"We are developing a supercomputer that will do more calculating in a second than a person with a hand-held calculator can do in 30,000 years." --U.S. President Bill Clinton
NASA researchers Michael Cox and David Ellsworth use the term "big data" for the first time to describe a familiar challenge in the 1990s: supercomputers generating massive amounts of information -- in Cox and Ellsworth's case, simulations of airflow around aircraft -- that cannot be processed and visualized. "[D]ata sets are generally quite large, taxing the capacities of main memory, local disk, and even remote disk," they write. "We call this the problem of big data."
After the 9/11 attacks, the U.S. government, which has already dabbled in mining large volumes of data to thwart terrorism, escalates these efforts. Former national security advisor John Poindexter leads a Defense Department effort to fuse existing government data sets into a "grand database" that sifts through communications, criminal, educational, financial, medical, and travel records to identify suspicious individuals. Congress shutters the program a year later due to civil liberties concerns, though components of the initiative are simply shifted to other agencies.
The 9/11 Commission calls for unifying counterterrorism agencies "in a network-based information sharing system" that is quickly inundated with data. By 2010, the NSA's 30,000 employees will be intercepting and storing 1.7 billion emails, phone calls, and other communications daily. Meanwhile, with retailers amassing information on customers' shopping and personal habits, Wal-Mart boasts a cache of 460 terabytes -- more than double the amount of data on the Internet at the time.
As social networks proliferate, technology bloggers and professionals breathe new life into the "big data" concept. "This is a world where massive amounts of data and applied mathematics replace every other tool that might be brought to bear," Wired's Chris Anderson writes in "The End of Theory." Government agencies, some of the United States' top computer scientists report, "should be deeply involved in the development and deployment of big-data computing, since it will be of direct benefit to many of their missions."
The Indian government establishes the Unique Identification Authority of India to fingerprint, photograph, and take an iris scan of all 1.2 billion people in the country and assign each person a 12-digit ID number, funneling the data into the world's largest biometric database. Officials say it will improve the delivery of government services and reduce corruption, but critics worry about the government profiling individuals and sharing intimate details about their personal lives.
U.S. President Barack Obama's administration launches data.gov as part of its Open Government Initiative.

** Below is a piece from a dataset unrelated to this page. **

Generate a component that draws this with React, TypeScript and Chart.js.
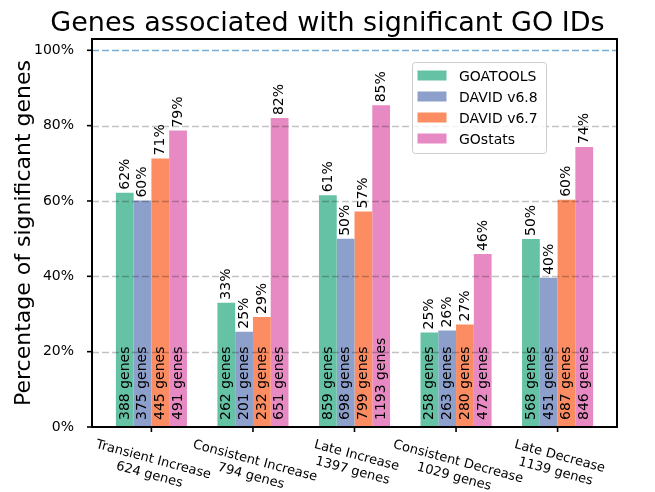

The website's more than 445,000 data sets go on to fuel websites and smartphone apps that track everything from flights to product recalls to location-specific unemployment, inspiring governments from Kenya to Britain to launch similar initiatives.
Reacting to the global financial crisis, U.N. Secretary-General Ban Ki-moon pledges to create an alert system that captures "real-time data on the impact of the economic crisis on the poorest nations." The U.N. Global Pulse program has conducted research on how to predict everything from spiraling prices to disease outbreaks by analyzing data from sources such as mobile phones and social networks.
"There were 5 exabytes of information created by the entire world between the dawn of civilization and 2003. Now that same amount is created every two days." --Google CEO Eric Schmidt
Scanning 200 million pages of information, or 4 terabytes of disk storage, in a matter of seconds, IBM's Watson computer system defeats two human challengers in the quiz show Jeopardy!. The New York Times later dubs this moment a "triumph of Big Data computing."
The Obama administration announces a $200 million Big Data Research and Development Initiative in response to a U.S. government report calling for every federal agency to have a "'big data' strategy." The National Institutes of Health puts a data set of the Human Genome Project in Amazon's computer cloud, while the Defense Department pledges to develop "autonomous" defense systems that can "learn from experience." CIA Director David Petraeus, marveling that the "'digital dust' to which we have access is being delivered by the equivalent of dump trucks," discusses a post-Arab Spring agency effort to collect and analyze global social media feeds through cloud computing.
U.S. Secretary of State Hillary Clinton announces a public-private partnership called "Data 2X" to collect statistics on women and girls' economic, political, and social status around the world. "Data not only measures progress -- it inspires it," she explains. "Once you start measuring problems, people are more inclined to take action to fix them because nobody wants to end up at the bottom of a list of rankings." Let the Big Data race begin.